L’actualité m’a rattrapé. J’ai quitté Paris, ma ville natale, en 1999 et ne suis jamais rentré. Mon rapport au fait de partir à l’étranger n’a rien à voir avec ces gens obligés de partir face à la cruauté, qui ne voulaient pas partir d’ailleurs, et qui n’ont plus rien. Moi, c’était une exode bourgeoise que j’ai voulu, par goût aussi. Le résultat des courses, c’est que tu perds un peu tes racines et tu ne te sens pas chez toi là-bas mais que tu te sens aussi un peu chez toi partout. Pour un artiste, c’est pas mal je pense. En tout cas pour moi, j’aime cette sensation de constants petits électrochocs où tu ne vis pas sur tes lauriers, dans ton confort. C’est quoi la question déjà, pour ne pas trop m’éloigner ? Ah oui, je prends du recul sur ma position d’artiste. On ne peut pas se comparer à ce qu’il se passe dans l’actu. C’est vraiment personnel. Il y a quelque chose de gratifiant à composer tout seul dans ta cave avec tes doutes et voir que ça parle à pas de monde un peu partout.

Être seul n’incite pas à la procrastination ? On imagine la logique unitaire d’un groupe, le lieu de rendez-vous pour une répétition, l’effet mobilisateur… Alors qu’en solo, rester au lit un peu plus longtemps et reporter au lendemain semble davantage tentant ?

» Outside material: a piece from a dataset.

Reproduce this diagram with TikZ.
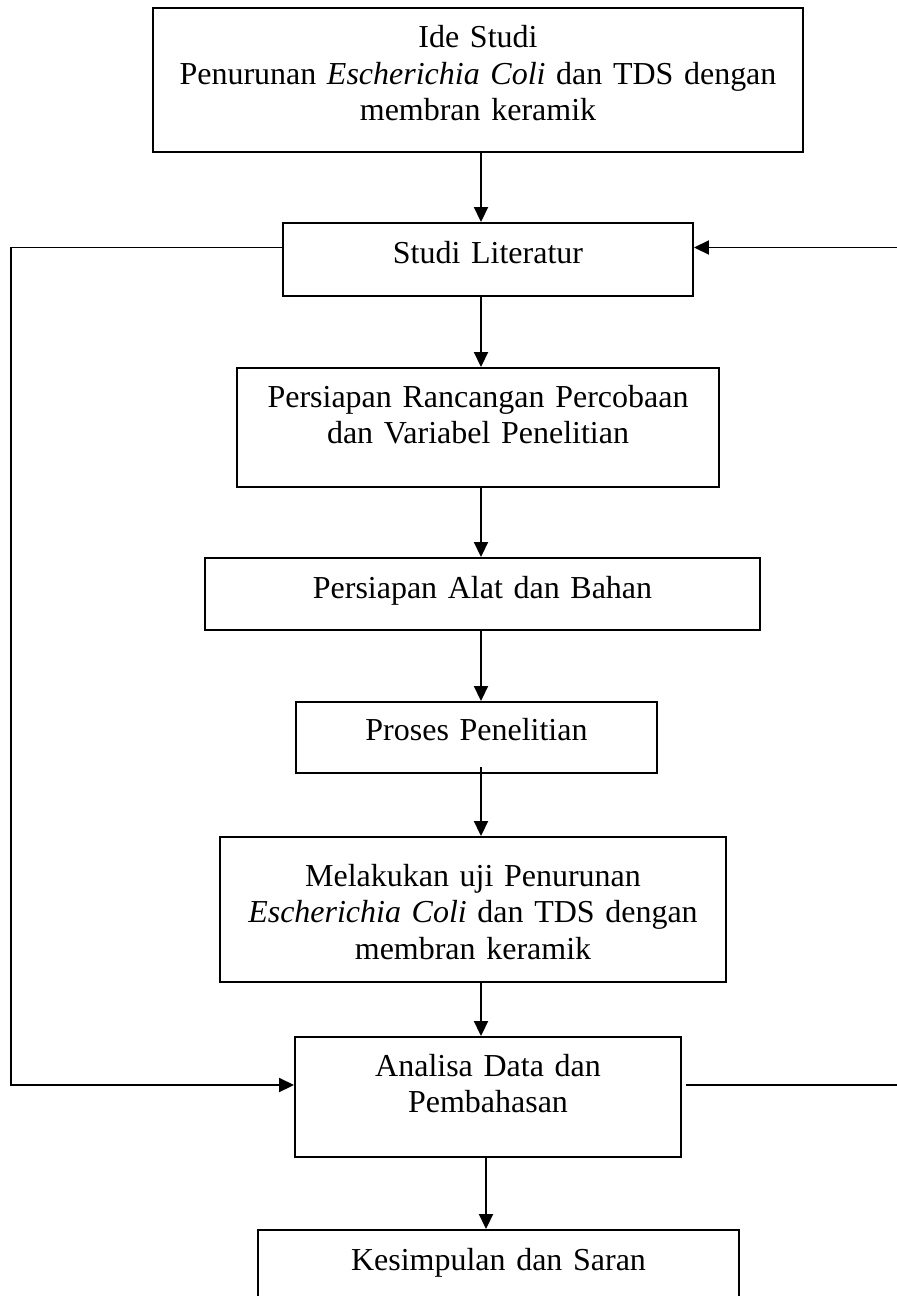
\documentclass[tikz,border=0pt]{standalone}
\usepackage{fontspec}
\setmainfont{Liberation Serif}
\usetikzlibrary{arrows.meta}

\begin{document}
\begin{tikzpicture}[> = {Triangle[length=0.3cm,width=0.28cm]},
    kotak/.style = {draw, line width = 1.1pt, inner sep = 0pt, align = center, font = \fontsize{18.2pt}{20.8pt}\selectfont},
    garis/.style = {->, line width = 1.1pt}]
    \useasboundingbox (0,0) rectangle (17.92,-25.92);
    % kotak-kotak alur penelitian
    \node at (9.56,-1.60) [kotak, text width = 13cm, text height = 0.79cm, text depth = 2.09cm] (ide) {Ide Studi\\Penurunan \textit{Escherichia Coli} dan TDS dengan\\membran keramik};
    \node at (9.76,-5.19) [kotak, text width = 8.2cm, text height = 0.80cm, text depth = 0.66cm] (lit) {Studi Literatur};
    \node at (9.56,-8.55) [kotak, text width = 9.64cm, text height = 0.78cm, text depth = 1.60cm] (ranc) {Persiapan Rancangan Percobaan\\dan Variabel Penelitian};
    \node at (9.65,-11.88) [kotak, text width = 11.1cm, text height = 0.80cm, text depth = 0.64cm] (alat) {Persiapan Alat dan Bahan};
    \node at (9.53,-14.75) [kotak, text width = 7.22cm, text height = 0.76cm, text depth = 0.66cm] (proses) {Proses Penelitian};
    \node at (9.46,-18.19) [kotak, text width = 10.12cm, text height = 0.98cm, text depth = 1.92cm] (uji) {Melakukan uji Penurunan\\\textit{Escherichia Coli} dan TDS dengan\\membran keramik};
    \node at (9.76,-21.94) [kotak, text width = 7.72cm, text height = 0.78cm, text depth = 1.62cm] (anal) {Analisa Data dan\\Pembahasan};
    \node at (9.97,-25.32) [kotak, text width = 9.62cm, text height = 0.80cm, text depth = 0.64cm] (simp) {Kesimpulan dan Saran};
    % panah utama
    \coordinate (sumbu) at (9.62,0);
    \draw[garis] (ide.south -| sumbu) -- (lit.north -| sumbu);
    \draw[garis] (lit.south -| sumbu) -- (ranc.north -| sumbu);
    \draw[garis] (ranc.south -| sumbu) -- (alat.north -| sumbu);
    \draw[garis] (alat.south -| sumbu) -- (proses.north -| sumbu);
    \draw[garis] ([yshift=0.14cm]proses.south -| sumbu) -- (uji.north -| sumbu);
    \draw[garis] (uji.south -| sumbu) -- (anal.north -| sumbu);
    \draw[garis] ([xshift=0.1cm]anal.south -| sumbu) -- ([xshift=0.1cm]simp.north -| sumbu);
    % umpan balik
    \coordinate (kiri) at (0.22,-12);
    \coordinate (kanan) at (18.3,-12);
    \draw[garis] ([yshift=0.24cm]lit.west) -| (kiri) |- ([yshift=0.24cm]anal.west);
    \draw[garis] ([xshift=0.08cm,yshift=0.24cm]anal.east) -| (kanan) |- ([yshift=0.24cm]lit.east);
\end{tikzpicture}
\end{document}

Je pense que ça peut être le cas chez certaines personnes qui pensent qu’un morceau peut toujours évoluer, qu’il n’est jamais fini… Je ne sais pas exactement pourquoi mais j’ai une petite cloche dans la tête qui me dit que le morceau est fini, qu’il faut le lâcher. Puis, j’ai aussi une éthique de travail. Comment dire ? Je suis juste un musicien, un passionné qui veut simplement faire de la musique tous les jours. Aller tous les jours au studio n’est pas un problème, au contraire. Je ne connais donc pas la procrastination. Par contre, il y a des moments où tu dois prendre un break car tu en as trop dans les oreilles et la tête. Je me souviens d’un morceau du premier album. Juste avant de partir en vacances l’été, j’avais l’impression qu’il n’avait pas d’identité, je m’arrachais les cheveux dessus. Je l’ai réécouté en rentrant de vacances et n’y ai pas touché, il était fini et je ne me rendais plus compte. Il faut faire des breaks, travailler sur autre chose afin de prendre du recul sur tes compositions.

La première écoute est réservée à ta femme ?

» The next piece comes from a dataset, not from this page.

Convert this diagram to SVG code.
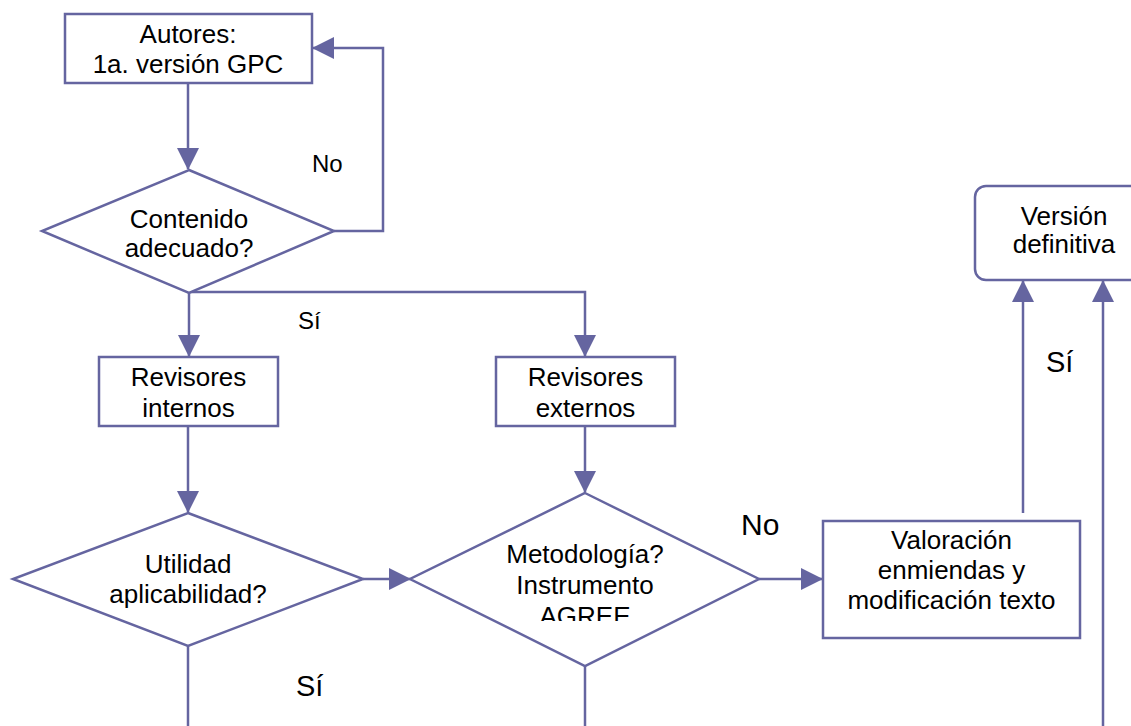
<svg xmlns="http://www.w3.org/2000/svg" width="1131" height="726" viewBox="0 0 1131 726">
<style>
.shape{fill:#ffffff;stroke:#6565a0;stroke-width:2.5}
.line{fill:none;stroke:#6565a0;stroke-width:2.5}
.t{font-family:"Liberation Sans",Arial,sans-serif;font-size:26px;fill:#000000;text-anchor:middle}
.lbl{font-family:"Liberation Sans",Arial,sans-serif;fill:#000000}
</style>
<defs>
<marker id="arr" markerUnits="userSpaceOnUse" viewBox="0 0 22 22" refX="21" refY="11" markerWidth="22" markerHeight="22" orient="auto">
<path d="M0,0 L22,11 L0,22 Z" fill="#6565a0"/>
</marker>
<clipPath id="clipAgree"><rect x="400" y="540" width="380" height="81"/></clipPath>
</defs>
<rect width="1131" height="726" fill="#ffffff"/>
<g id="connectors">
<path class="line" d="M188,83 L188,169" marker-end="url(#arr)"/>
<path class="line" d="M334,231 L383,231 L383,48 L313,48" marker-end="url(#arr)"/>
<path class="line" d="M189,292 L189,356" marker-end="url(#arr)"/>
<path class="line" d="M189,292 L585,292 L585,356" marker-end="url(#arr)"/>
<path class="line" d="M188,426 L188,512" marker-end="url(#arr)"/>
<path class="line" d="M585,426 L585,492" marker-end="url(#arr)"/>
<path class="line" d="M363,579 L410,579" marker-end="url(#arr)"/>
<path class="line" d="M759,579 L822,579" marker-end="url(#arr)"/>
<path class="line" d="M188,646 L188,726"/>
<path class="line" d="M585,658 L585,726"/>
<path class="line" d="M1023,513 L1023,281" marker-end="url(#arr)"/>
<path class="line" d="M1103,726 L1103,281" marker-end="url(#arr)"/>
</g>
<g id="autores">
<rect class="shape" x="65" y="14" width="247" height="69"/>
<text class="t" x="188" y="43">Autores:</text>
<text class="t" x="188" y="73">1a. versión GPC</text>
</g>
<g id="contenido">
<polygon class="shape" points="189,170 334,231 189,293 42,231"/>
<text class="t" x="189" y="228">Contenido</text>
<text class="t" x="189" y="257">adecuado?</text>
</g>
<g id="internos">
<rect class="shape" x="99" y="357" width="179" height="69"/>
<text class="t" x="188.5" y="386">Revisores</text>
<text class="t" x="188.5" y="417">internos</text>
</g>
<g id="externos">
<rect class="shape" x="496" y="357" width="179" height="69"/>
<text class="t" x="585.5" y="386">Revisores</text>
<text class="t" x="585.5" y="417">externos</text>
</g>
<g id="utilidad">
<polygon class="shape" points="188,513 363,579 188,646 13,579"/>
<text class="t" x="188" y="573">Utilidad</text>
<text class="t" x="188" y="603">aplicabilidad?</text>
</g>
<g id="metodologia">
<polygon class="shape" points="585,493 759,579 585,666 410,579"/>
<text class="t" x="585" y="563">Metodología?</text>
<text class="t" x="585" y="594">Instrumento</text>
<text class="t" x="585" y="625" clip-path="url(#clipAgree)">AGREE</text>
</g>
<g id="valoracion">
<rect class="shape" x="823" y="521" width="257" height="117"/>
<text class="t" x="951.5" y="549">Valoración</text>
<text class="t" x="951.5" y="579">enmiendas y</text>
<text class="t" x="951.5" y="609">modificación texto</text>
</g>
<g id="version">
<rect class="shape" x="975" y="186" width="200" height="94" rx="11" ry="11"/>
<text class="t" x="1064" y="225">Versión</text>
<text class="t" x="1064" y="253">definitiva</text>
</g>
<g id="labels">
<text class="lbl" x="312" y="172" font-size="24">No</text>
<text class="lbl" x="298" y="329" font-size="24">Sí</text>
<text class="lbl" x="741" y="535" font-size="30">No</text>
<text class="lbl" x="296" y="696" font-size="29">Sí</text>
<text class="lbl" x="1046" y="372" font-size="29">Sí</text>
</g>
</svg>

Ma femme et mes enfants sont mon premier feedback… Quand j’estime que je suis prêt. J’ai un petit réseau à qui je demande. Ils sont très peu car il faut qu’ils me connaissent très bien pour savoir quoi écouter dans ce qu’ils me disent. Il faut connaître leur goût, savoir les écouter, savoir ne pas les écouter aussi. Je n’aime pas l’idée de vivre en autarcie musicale. Comme je suis solitaire dans l’élaboration, il faut savoir écouter les autres.